┌──

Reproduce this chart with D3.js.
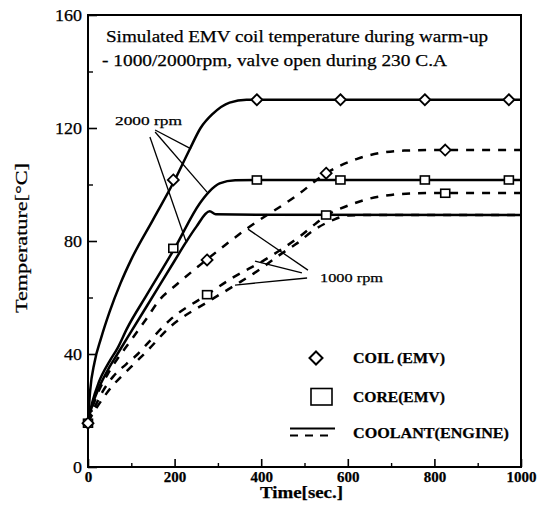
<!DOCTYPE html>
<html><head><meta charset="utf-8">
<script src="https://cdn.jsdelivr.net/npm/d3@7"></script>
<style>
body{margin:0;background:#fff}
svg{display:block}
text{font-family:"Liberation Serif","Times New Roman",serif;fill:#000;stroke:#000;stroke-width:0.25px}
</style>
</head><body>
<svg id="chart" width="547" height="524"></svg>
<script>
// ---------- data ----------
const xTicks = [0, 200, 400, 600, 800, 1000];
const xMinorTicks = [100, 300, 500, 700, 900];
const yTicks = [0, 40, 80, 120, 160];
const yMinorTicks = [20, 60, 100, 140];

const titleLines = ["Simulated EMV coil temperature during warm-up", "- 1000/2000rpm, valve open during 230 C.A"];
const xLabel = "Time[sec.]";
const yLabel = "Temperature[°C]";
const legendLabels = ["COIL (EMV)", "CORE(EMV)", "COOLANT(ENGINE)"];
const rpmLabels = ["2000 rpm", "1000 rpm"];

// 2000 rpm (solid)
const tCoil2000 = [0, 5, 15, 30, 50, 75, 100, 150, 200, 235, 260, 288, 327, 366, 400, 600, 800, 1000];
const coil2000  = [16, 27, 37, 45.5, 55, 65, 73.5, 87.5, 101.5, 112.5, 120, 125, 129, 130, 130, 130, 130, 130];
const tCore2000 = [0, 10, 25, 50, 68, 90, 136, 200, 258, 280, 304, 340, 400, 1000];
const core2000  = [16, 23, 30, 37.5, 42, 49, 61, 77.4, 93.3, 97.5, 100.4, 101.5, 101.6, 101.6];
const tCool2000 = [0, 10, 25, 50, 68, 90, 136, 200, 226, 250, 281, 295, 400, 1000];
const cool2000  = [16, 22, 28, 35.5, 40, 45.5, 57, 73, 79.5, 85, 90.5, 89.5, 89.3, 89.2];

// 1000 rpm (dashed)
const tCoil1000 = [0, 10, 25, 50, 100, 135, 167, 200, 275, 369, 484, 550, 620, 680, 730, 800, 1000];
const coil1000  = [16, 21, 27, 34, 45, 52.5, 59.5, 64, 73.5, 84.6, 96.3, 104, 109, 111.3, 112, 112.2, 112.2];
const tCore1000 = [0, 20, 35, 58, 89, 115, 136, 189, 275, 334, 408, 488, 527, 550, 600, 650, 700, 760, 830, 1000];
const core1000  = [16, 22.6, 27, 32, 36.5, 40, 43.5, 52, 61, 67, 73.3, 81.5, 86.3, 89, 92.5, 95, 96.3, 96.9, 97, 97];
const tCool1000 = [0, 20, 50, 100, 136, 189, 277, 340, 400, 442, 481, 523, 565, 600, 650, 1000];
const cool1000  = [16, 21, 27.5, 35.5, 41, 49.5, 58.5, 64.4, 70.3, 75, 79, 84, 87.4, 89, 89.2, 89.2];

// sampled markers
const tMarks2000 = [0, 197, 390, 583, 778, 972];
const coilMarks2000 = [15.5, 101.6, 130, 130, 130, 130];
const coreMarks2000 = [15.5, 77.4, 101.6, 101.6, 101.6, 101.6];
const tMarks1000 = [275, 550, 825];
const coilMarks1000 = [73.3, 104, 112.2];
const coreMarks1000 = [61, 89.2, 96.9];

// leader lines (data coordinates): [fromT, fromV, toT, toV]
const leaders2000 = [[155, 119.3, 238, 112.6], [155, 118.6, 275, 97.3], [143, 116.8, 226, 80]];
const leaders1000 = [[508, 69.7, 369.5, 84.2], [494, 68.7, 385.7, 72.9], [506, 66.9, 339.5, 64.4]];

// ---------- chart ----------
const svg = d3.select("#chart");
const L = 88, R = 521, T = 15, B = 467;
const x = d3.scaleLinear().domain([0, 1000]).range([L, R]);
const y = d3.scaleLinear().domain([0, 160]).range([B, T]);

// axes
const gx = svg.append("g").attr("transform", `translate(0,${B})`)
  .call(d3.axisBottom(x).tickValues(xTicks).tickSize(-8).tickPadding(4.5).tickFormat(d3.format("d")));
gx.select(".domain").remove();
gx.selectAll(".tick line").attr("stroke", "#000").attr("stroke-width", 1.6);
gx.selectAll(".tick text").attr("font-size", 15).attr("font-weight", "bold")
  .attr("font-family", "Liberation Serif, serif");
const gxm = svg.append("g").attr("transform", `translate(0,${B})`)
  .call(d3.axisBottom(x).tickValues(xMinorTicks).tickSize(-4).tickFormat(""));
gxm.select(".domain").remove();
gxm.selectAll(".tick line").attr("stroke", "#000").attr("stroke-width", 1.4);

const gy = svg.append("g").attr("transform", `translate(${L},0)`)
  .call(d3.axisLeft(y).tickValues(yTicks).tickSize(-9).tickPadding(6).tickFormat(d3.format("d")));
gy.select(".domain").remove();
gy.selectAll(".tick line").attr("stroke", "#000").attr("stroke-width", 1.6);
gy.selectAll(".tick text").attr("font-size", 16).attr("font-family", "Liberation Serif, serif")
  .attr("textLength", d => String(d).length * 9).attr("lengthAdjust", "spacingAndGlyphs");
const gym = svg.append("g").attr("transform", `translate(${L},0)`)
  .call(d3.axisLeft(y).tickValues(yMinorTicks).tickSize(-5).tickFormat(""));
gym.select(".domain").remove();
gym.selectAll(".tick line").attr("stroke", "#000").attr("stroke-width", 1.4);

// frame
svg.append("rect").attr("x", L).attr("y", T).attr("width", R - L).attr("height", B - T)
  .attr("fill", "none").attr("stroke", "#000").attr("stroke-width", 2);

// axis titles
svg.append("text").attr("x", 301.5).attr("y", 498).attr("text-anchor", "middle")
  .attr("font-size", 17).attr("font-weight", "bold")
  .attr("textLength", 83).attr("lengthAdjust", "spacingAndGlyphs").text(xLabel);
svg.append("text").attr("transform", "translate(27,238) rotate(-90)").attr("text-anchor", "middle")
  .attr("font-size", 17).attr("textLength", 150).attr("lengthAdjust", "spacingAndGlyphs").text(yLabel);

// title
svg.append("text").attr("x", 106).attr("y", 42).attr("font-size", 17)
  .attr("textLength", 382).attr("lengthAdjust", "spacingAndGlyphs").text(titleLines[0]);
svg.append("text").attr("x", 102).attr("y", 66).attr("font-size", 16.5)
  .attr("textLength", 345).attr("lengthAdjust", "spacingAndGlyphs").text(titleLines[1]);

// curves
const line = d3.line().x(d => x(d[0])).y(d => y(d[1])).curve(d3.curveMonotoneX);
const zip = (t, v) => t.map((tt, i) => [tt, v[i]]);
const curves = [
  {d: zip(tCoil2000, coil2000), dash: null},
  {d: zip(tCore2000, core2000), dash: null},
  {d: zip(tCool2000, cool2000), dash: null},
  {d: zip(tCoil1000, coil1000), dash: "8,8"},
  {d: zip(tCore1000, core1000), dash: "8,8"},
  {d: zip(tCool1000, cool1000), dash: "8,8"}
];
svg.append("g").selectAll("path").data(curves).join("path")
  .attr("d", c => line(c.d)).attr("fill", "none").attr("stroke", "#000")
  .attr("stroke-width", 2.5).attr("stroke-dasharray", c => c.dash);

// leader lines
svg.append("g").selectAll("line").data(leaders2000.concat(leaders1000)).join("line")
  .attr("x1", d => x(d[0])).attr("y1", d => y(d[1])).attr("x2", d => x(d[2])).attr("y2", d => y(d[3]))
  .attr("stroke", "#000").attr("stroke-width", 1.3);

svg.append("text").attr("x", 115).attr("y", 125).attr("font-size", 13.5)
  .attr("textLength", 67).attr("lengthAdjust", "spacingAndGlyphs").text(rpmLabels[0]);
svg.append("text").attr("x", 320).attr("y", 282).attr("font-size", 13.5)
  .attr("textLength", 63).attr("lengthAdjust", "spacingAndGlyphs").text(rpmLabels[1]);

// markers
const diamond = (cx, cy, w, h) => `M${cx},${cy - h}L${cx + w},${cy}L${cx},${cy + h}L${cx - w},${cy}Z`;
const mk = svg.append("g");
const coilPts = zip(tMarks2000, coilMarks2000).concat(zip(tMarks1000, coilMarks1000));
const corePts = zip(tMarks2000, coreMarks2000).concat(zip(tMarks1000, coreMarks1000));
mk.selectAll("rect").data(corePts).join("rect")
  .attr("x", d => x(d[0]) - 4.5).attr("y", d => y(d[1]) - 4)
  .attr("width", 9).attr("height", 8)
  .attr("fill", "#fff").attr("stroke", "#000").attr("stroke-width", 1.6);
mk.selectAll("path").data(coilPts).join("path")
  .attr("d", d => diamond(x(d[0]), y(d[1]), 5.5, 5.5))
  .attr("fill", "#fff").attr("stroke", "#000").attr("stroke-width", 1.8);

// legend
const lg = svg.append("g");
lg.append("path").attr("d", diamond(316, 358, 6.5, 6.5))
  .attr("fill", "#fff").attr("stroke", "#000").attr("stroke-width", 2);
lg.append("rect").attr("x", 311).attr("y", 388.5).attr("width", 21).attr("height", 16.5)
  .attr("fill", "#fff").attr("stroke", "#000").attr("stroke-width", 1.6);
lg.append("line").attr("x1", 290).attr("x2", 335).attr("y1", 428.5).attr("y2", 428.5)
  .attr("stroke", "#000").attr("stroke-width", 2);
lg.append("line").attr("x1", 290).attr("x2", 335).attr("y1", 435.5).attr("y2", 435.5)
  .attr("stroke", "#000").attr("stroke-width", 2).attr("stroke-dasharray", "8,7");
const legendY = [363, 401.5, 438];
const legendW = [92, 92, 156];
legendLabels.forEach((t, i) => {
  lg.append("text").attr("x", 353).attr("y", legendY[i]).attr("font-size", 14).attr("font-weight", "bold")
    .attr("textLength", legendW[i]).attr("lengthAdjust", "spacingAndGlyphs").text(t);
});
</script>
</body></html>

└──

To do — Which lines above contain the word "chart"? Copy each of them.

Finished answer —
Reproduce this chart with D3.js.
<svg id="chart" width="547" height="524"></svg>
// ---------- chart ----------
const svg = d3.select("#chart");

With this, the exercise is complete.